• _Set task_
Omit every picture, and retype the lines that run from the beginning of the data below through the line containing "0.25, 0.15, 0.35];", inclusive.

:::

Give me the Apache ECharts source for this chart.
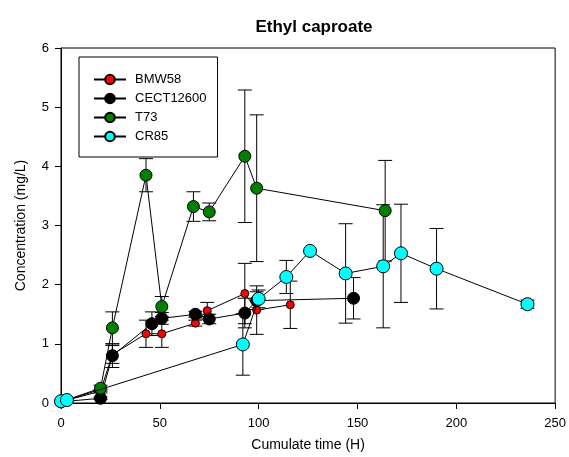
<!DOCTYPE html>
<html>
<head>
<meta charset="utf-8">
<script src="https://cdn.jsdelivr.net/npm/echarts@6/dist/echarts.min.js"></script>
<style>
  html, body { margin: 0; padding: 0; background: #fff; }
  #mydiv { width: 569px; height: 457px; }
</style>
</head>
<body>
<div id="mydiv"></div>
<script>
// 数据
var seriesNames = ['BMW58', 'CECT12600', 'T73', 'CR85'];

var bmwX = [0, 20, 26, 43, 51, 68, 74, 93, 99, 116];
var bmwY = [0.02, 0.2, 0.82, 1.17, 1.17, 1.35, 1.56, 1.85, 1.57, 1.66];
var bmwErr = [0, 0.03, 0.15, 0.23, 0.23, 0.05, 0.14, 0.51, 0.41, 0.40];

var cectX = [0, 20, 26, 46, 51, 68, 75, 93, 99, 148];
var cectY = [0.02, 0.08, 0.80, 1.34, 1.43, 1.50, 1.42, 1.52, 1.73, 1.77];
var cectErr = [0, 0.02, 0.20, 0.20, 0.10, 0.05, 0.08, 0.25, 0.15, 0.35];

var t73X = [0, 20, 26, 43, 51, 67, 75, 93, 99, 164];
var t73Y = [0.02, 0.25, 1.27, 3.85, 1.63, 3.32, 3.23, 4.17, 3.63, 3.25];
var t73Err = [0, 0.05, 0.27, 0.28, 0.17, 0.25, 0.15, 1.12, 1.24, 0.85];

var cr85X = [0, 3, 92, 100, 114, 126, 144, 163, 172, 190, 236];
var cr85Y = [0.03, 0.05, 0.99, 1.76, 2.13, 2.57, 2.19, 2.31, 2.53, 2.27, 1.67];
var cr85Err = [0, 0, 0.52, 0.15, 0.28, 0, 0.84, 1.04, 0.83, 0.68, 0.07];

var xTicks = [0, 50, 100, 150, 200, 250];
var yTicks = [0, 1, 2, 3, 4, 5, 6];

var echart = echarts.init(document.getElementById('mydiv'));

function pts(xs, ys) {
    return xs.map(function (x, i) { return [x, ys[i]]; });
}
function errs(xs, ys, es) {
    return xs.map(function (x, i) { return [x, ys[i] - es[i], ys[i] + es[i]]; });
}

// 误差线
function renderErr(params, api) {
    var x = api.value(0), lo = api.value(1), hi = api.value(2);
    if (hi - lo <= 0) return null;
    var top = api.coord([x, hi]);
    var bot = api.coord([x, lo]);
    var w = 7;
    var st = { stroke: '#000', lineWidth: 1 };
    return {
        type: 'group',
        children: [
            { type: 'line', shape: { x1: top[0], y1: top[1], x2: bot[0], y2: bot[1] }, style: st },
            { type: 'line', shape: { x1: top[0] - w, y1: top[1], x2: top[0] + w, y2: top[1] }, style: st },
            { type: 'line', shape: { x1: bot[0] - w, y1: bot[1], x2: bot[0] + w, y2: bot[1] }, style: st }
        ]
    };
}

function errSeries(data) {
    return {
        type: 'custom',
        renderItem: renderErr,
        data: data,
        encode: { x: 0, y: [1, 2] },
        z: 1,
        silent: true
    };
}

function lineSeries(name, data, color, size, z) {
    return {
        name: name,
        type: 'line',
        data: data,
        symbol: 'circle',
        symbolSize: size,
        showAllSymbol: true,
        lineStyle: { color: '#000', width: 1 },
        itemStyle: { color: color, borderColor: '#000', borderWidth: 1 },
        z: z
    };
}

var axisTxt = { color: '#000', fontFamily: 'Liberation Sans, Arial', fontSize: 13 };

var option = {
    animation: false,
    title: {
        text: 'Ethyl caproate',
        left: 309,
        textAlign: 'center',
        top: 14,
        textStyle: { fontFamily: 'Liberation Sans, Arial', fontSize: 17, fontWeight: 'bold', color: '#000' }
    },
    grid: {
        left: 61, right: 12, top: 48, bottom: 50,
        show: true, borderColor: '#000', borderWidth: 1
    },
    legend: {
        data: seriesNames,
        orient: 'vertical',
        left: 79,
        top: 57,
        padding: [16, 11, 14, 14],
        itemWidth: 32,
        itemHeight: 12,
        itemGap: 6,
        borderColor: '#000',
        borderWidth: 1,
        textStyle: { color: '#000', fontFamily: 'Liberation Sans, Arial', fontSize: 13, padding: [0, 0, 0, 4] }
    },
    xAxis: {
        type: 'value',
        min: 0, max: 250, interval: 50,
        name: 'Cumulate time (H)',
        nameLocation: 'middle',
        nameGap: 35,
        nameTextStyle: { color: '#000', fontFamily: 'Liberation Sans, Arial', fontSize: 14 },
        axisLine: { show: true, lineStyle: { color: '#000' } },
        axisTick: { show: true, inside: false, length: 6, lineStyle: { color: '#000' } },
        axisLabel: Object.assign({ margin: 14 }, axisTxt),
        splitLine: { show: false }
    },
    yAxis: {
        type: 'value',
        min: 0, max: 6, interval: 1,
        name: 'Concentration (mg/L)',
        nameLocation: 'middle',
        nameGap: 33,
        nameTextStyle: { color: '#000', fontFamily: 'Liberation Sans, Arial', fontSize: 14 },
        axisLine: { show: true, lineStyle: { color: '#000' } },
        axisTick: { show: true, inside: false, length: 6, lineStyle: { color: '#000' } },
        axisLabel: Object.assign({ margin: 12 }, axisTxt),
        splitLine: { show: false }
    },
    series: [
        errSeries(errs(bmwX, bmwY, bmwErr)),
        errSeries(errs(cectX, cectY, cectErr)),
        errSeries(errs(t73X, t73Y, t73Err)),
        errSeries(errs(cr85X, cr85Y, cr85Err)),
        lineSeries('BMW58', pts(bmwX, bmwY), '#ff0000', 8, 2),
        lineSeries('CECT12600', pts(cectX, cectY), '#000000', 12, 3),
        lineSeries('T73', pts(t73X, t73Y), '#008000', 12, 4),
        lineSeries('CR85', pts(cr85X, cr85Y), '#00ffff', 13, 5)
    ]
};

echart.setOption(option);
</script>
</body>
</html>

:::

• _Expected answer_
Give me the Apache ECharts source for this chart.
<!DOCTYPE html>
<html>
<head>
<meta charset="utf-8">
<script src="https://cdn.jsdelivr.net/npm/echarts@6/dist/echarts.min.js"></script>
<style>
  html, body { margin: 0; padding: 0; background: #fff; }
  #mydiv { width: 569px; height: 457px; }
</style>
</head>
<body>
<div id="mydiv"></div>
<script>
// 数据
var seriesNames = ['BMW58', 'CECT12600', 'T73', 'CR85'];

var bmwX = [0, 20, 26, 43, 51, 68, 74, 93, 99, 116];
var bmwY = [0.02, 0.2, 0.82, 1.17, 1.17, 1.35, 1.56, 1.85, 1.57, 1.66];
var bmwErr = [0, 0.03, 0.15, 0.23, 0.23, 0.05, 0.14, 0.51, 0.41, 0.40];

var cectX = [0, 20, 26, 46, 51, 68, 75, 93, 99, 148];
var cectY = [0.02, 0.08, 0.80, 1.34, 1.43, 1.50, 1.42, 1.52, 1.73, 1.77];
var cectErr = [0, 0.02, 0.20, 0.20, 0.10, 0.05, 0.08, 0.25, 0.15, 0.35];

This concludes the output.